Unlike most art of the 1920s, which used expression to portray emotion, Reiniger took her silhouette style to heart, creating characters that used intricate movements to express themselves. One of Reiniger's most famous works and one of the oldest surviving full-length animated films, The Adventures of Prince Achmed (1926), displays one of the defining traits of her work, her tenency to work on fairy tale adapations. From her first film in 1919 (The Ornament of the Lovestruck Heart) to her last in 1980 (The Four Seasons), Reiniger has worked on over 45 films including over 20 fairy tale adapations.

Reiniger is also known for the invention of the first Multiplane Camera (or at least a precursor to it), a animating device used to capture an illusion of depth through multiple layers of animation moving a la a parallax. More sophisticated Multiplane Cameras would later be used in many Fleischer cartoons and Walt Disney animated films.

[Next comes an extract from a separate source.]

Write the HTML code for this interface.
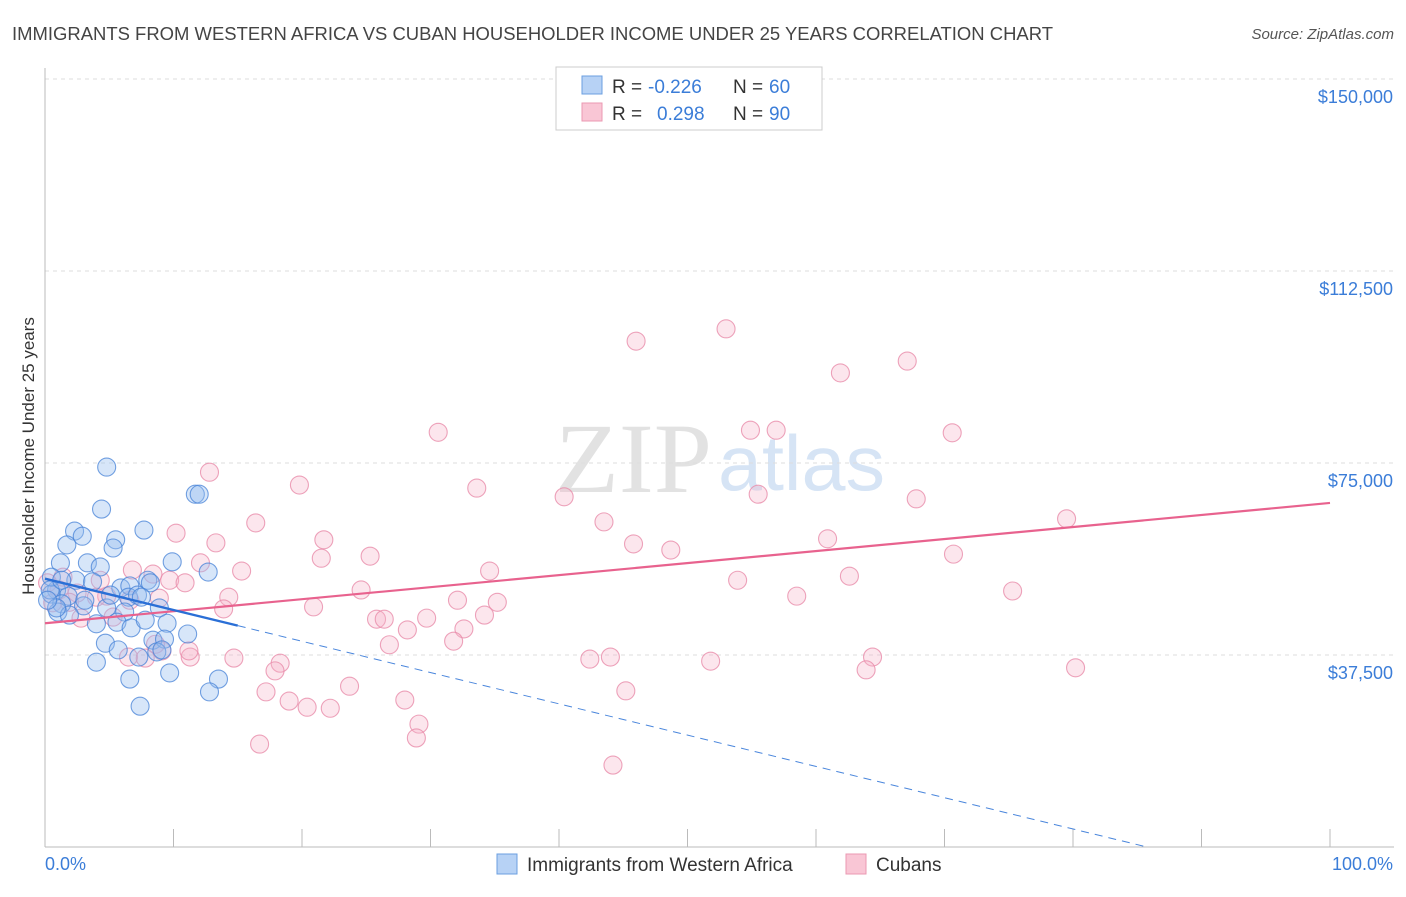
<!DOCTYPE html>
<html><head><meta charset="utf-8"><style>
body{margin:0;background:#fff;font-family:"Liberation Sans",sans-serif;}
svg text{font-family:"Liberation Sans",sans-serif;}
</style></head><body>
<svg id="chart" width="1406" height="892" xmlns="http://www.w3.org/2000/svg">
<text x="12" y="40" font-size="18" fill="#444" textLength="1041" lengthAdjust="spacingAndGlyphs">IMMIGRANTS FROM WESTERN AFRICA VS CUBAN HOUSEHOLDER INCOME UNDER 25 YEARS CORRELATION CHART</text>
<text x="1394" y="39" font-size="15" fill="#555" text-anchor="end" font-style="italic">Source: ZipAtlas.com</text>
<text x="555" y="492" font-size="100" fill="#e2e2e2" style="font-family:'Liberation Serif',serif" textLength="157" lengthAdjust="spacingAndGlyphs">ZIP</text>
<text x="718" y="490" font-size="78" fill="#d6e4f5" textLength="167" lengthAdjust="spacingAndGlyphs">atlas</text>
<g id="grid"></g>
<g id="axes"></g>
<g id="pts"></g>
<g id="lines"></g>
<text transform="translate(34,456) rotate(-90)" font-size="17" fill="#333" text-anchor="middle">Householder Income Under 25 years</text>
<text x="45" y="870" font-size="18" fill="#3b7dd8">0.0%</text>
<text x="1393" y="870" font-size="18" fill="#3b7dd8" text-anchor="end">100.0%</text>
<g>
<rect x="556" y="67" width="266" height="63" fill="#fff" stroke="#ccc"/>
<rect x="582" y="76" width="20" height="18" fill="#b7d2f5" stroke="#6b9fe0"/>
<rect x="582" y="103" width="20" height="18" fill="#f9c6d5" stroke="#eb98b2"/>
<text x="612" y="93" font-size="19" fill="#333">R =</text>
<text x="648" y="93" font-size="19" fill="#3b7dd8">-0.226</text>
<text x="733" y="93" font-size="19" fill="#333">N =</text>
<text x="769" y="93" font-size="19" fill="#3b7dd8">60</text>
<text x="612" y="120" font-size="19" fill="#333">R =</text>
<text x="657" y="120" font-size="19" fill="#3b7dd8">0.298</text>
<text x="733" y="120" font-size="19" fill="#333">N =</text>
<text x="769" y="120" font-size="19" fill="#3b7dd8">90</text>
</g>
<g>
<rect x="497" y="854" width="20" height="20" fill="#b7d2f5" stroke="#6b9fe0"/>
<text x="527" y="871" font-size="19" fill="#333">Immigrants from Western Africa</text>
<rect x="846" y="854" width="20" height="20" fill="#f9c6d5" stroke="#eb98b2"/>
<text x="876" y="871" font-size="19" fill="#333">Cubans</text>
</g>
</svg>
<script>
const yTicks=[37500,75000,112500,150000];
const yTickLabels=["$37,500","$75,000","$112,500","$150,000"];
const blueX=[4.8,4.4,11.7,12.0,2.3,7.7,1.7,2.9,5.5,5.3,3.3,9.9,1.2,4.3,12.7,2.4,3.7,5.9,8.0,8.2,6.6,0.9,0.5,1.8,6.5,7.2,7.5,8.9,1.3,3.0,4.8,6.2,1.0,1.9,4.0,5.6,9.5,6.7,8.4,9.3,11.1,4.7,5.7,8.7,9.1,4.0,7.3,0.5,9.7,6.6,13.5,12.8,7.4,0.9,0.4,0.2,1.3,3.1,5.1,7.8];
const blueY=[74.2,66.0,68.9,68.9,61.7,61.9,59.0,60.7,60.0,58.4,55.5,55.7,55.5,54.7,53.7,52.1,51.8,50.6,52.1,51.6,51.0,50.2,49.4,49.0,48.8,49.2,48.8,46.7,47.5,47.1,46.7,45.9,45.9,45.3,43.6,43.9,43.7,42.8,40.4,40.6,41.6,39.8,38.5,38.1,38.5,36.1,37.1,52.7,34.0,32.8,32.8,30.3,27.5,46.7,50.2,48.2,52.1,48.2,49.2,44.3];
const pinkX=[53.0,46.0,67.1,61.9,30.6,54.9,56.9,70.6,12.8,33.6,19.8,40.4,55.5,67.8,16.4,43.5,79.5,10.2,21.7,60.9,45.8,13.3,48.7,21.5,25.3,70.7,34.6,15.3,6.8,8.4,62.6,53.9,12.1,9.7,10.9,75.3,24.6,58.5,35.2,32.1,14.3,4.8,6.6,8.9,20.9,13.9,34.2,25.8,26.4,29.7,28.2,32.6,31.8,26.8,2.8,5.3,1.1,1.4,0.2,2.5,4.0,0.6,6.5,7.8,14.7,11.3,9.1,18.3,17.9,42.4,44.0,51.8,64.4,63.9,80.2,23.7,17.2,45.2,28.0,19.0,20.4,22.2,29.1,28.9,16.7,44.2,11.2,8.6,4.3,1.9];
const pinkY=[101.2,98.8,94.9,92.6,81.0,81.4,81.4,80.9,73.2,70.1,70.7,68.4,68.9,68.0,63.3,63.5,64.1,61.3,60.0,60.2,59.2,59.4,58.0,56.4,56.8,57.2,53.9,53.9,54.1,53.3,52.9,52.1,55.5,52.1,51.6,50.0,50.2,49.0,47.8,48.2,48.8,49.0,48.2,48.6,46.9,46.5,45.3,44.5,44.5,44.7,42.4,42.6,40.2,39.5,44.7,44.9,50.2,52.7,51.6,49.6,48.8,47.7,37.1,36.9,36.9,37.1,38.3,35.9,34.4,36.7,37.1,36.3,37.1,34.6,35.0,31.4,30.3,30.5,28.7,28.5,27.3,27.1,24.0,21.3,20.1,16.0,38.3,39.6,52.1,47.8];
const blueTrend=[52.4,-0.611];  // intercept (k$), slope per %
const pinkTrend=[43.7,0.235];
const NS="http://www.w3.org/2000/svg";
const X=v=>45+v*12.85, Y=v=>847-v/37500*192;
function mk(p,t,a){const e=document.createElementNS(NS,t);for(const k in a)e.setAttribute(k,a[k]);p.appendChild(e);return e;}
const grid=document.getElementById('grid'),axes=document.getElementById('axes'),pts=document.getElementById('pts'),lines=document.getElementById('lines');
yTicks.forEach((t,i)=>{
 const l=mk(grid,'line',{x1:45,x2:1394,y1:Y(t),y2:Y(t),stroke:'#ddd','stroke-dasharray':'4,4'});
 
 
 const tx=mk(grid,'text',{x:1393,y:Y(t)+24,'font-size':18,fill:'#3b7dd8','text-anchor':'end'});
 tx.textContent=yTickLabels[i];
 
 
});
mk(axes,'line',{x1:45,x2:45,y1:68,y2:847,stroke:'#bbb'});
mk(axes,'line',{x1:45,x2:1394,y1:847,y2:847,stroke:'#bbb'});
for(let i=0;i<=10;i++){const t=mk(axes,'line',{x1:X(i*10),x2:X(i*10),y1:829,y2:847,stroke:'#bbb'});
 
 }
function dots(xs,ys,fill,stroke,name){xs.forEach((x,i)=>{
 const c=mk(pts,'circle',{cx:X(x),cy:Y(ys[i]*1000),r:9,fill:fill,stroke:stroke,'stroke-width':1.1});
 
 });}
dots(pinkX,pinkY,'rgba(246,178,200,0.33)','rgba(232,140,170,0.8)','cubans-point');
dots(blueX,blueY,'rgba(150,190,240,0.38)','rgba(70,130,215,0.75)','western-africa-point');
const pl=mk(lines,'line',{x1:X(0),y1:Y(pinkTrend[0]*1000),x2:X(100),y2:Y((pinkTrend[0]+pinkTrend[1]*100)*1000),stroke:'#e8628e','stroke-width':2.2});


const bEnd=-blueTrend[0]/blueTrend[1];
const bl=mk(lines,'line',{x1:X(0),y1:Y(blueTrend[0]*1000),x2:X(15),y2:Y((blueTrend[0]+blueTrend[1]*15)*1000),stroke:'#2a6fd6','stroke-width':2.4});


const bd=mk(lines,'line',{x1:X(15),y1:Y((blueTrend[0]+blueTrend[1]*15)*1000),x2:X(bEnd),y2:Y(0),stroke:'#4a86dc','stroke-width':1,'stroke-dasharray':'8,6'});


</script>
</body></html>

Today Reiniger's work is still remembered, being referenced in many works from Disney's Fantasia (1940) to Harry Potter and the Deathly Hallows - Part 1 (2010), and to say Reiniger has been forgotten in the four decades since her death would be false. Even now Reiniger is known for her unique style and expressive character animations, as a pioneer of silhouette animation and as a driving force in the first half of the century for the animation industry.